Part of our convoy was a fully decked out ambulance (also an LR3 of course) and a doctor. The doctor had suave Latin manners and the good looks of a lounge singer. He became known among the female participants as Dr. McHottie, but his primary mandate had to do with altitude sickness.
A few in our party did get sick, mostly severe nausea treated by rest, oxygen and some hand holding by Dr. McHottie. Nothing against the good doctor, but, luckily, I was not a candidate for his services, any of them. I got a headache, which was a small price to pay for the experience of being there. Evelyn, of course, was completely unaffected, as she was by most things.
Coming Down
The city of Salta is considered to be fairly remote, but, as the end of our drive, it was the re-entry to normal civilization.

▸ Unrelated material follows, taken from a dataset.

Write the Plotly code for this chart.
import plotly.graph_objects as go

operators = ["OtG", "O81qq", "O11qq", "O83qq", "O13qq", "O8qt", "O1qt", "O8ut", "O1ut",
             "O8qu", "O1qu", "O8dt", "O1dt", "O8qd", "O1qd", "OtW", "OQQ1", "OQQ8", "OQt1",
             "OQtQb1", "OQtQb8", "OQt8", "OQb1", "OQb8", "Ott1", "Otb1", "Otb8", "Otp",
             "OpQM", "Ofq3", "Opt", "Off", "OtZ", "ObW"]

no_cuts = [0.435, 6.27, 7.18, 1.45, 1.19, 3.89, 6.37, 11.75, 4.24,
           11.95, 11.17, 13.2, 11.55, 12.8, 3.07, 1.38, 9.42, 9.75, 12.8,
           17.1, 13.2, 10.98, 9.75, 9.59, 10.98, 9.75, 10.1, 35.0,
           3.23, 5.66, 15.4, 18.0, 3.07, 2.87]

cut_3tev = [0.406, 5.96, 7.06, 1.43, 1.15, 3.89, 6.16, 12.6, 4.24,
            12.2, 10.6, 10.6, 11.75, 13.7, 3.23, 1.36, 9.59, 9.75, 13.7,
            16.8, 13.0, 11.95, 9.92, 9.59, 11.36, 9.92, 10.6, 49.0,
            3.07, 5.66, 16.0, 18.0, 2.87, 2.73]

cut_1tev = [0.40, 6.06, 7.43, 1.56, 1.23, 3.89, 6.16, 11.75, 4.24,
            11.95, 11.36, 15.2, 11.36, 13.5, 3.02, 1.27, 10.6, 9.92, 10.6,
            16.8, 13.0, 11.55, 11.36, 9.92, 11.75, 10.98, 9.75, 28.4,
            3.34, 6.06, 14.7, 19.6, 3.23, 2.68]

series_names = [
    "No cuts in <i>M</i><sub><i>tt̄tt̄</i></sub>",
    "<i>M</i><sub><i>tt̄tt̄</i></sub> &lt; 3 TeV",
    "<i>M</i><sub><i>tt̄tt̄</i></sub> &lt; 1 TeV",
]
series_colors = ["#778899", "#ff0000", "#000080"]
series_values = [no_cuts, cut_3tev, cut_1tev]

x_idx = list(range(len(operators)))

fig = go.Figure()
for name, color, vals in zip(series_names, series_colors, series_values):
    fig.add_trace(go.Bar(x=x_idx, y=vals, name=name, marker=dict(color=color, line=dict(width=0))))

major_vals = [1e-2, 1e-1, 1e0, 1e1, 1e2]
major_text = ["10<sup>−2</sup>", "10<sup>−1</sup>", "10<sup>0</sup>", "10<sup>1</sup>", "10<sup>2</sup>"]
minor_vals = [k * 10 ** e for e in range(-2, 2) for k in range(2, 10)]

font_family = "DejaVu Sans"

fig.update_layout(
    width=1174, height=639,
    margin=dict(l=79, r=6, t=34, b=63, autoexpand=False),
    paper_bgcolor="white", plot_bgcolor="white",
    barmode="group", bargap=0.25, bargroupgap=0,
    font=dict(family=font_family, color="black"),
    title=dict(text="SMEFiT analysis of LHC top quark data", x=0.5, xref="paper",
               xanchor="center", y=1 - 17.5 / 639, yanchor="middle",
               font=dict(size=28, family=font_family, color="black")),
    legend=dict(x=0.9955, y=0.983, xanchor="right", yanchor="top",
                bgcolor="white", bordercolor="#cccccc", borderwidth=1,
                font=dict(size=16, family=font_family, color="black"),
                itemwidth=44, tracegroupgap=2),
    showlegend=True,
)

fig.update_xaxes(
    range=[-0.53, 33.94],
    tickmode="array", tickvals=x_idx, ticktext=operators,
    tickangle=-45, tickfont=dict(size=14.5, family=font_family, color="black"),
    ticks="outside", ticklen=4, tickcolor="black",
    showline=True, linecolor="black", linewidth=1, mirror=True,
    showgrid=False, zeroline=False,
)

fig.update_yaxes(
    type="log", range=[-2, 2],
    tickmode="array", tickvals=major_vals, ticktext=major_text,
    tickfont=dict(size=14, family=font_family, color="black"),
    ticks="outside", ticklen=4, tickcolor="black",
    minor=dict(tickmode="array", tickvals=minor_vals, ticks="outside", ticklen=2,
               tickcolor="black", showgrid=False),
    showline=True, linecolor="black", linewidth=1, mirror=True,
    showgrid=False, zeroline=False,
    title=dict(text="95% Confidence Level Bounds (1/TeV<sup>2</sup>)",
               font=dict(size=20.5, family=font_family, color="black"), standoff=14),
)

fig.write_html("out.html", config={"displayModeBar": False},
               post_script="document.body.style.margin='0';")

No more vistas of mountains arching their backs to the sky; farewell to alpacas grazing by the side of the road; adios to dusty hairpin curves and dry riverbeds that beckon you off-road. Moving onto the pavement was a sad moment for the entire expedition.
We had a nice time in Salta, saw the sights, ate some truly wonderful Argentinian beef (individual servings were big enough for four people) and went out afterwards to drink everything we could find. Research, of course.
Parting Shot
At the end of the trip there was another three-hour flight back to Buenos Aires. We had a few hours to look around the city before the overnight flight home. Milling about the airport, I was contemplating the trip, rerunning its high and low points in my mind, and wondering whether Evelyn was as much of a hazard as I had thought at the time. In the middle of that meditation, and out of nowhere, Evelyn ran into me with her luggage cart.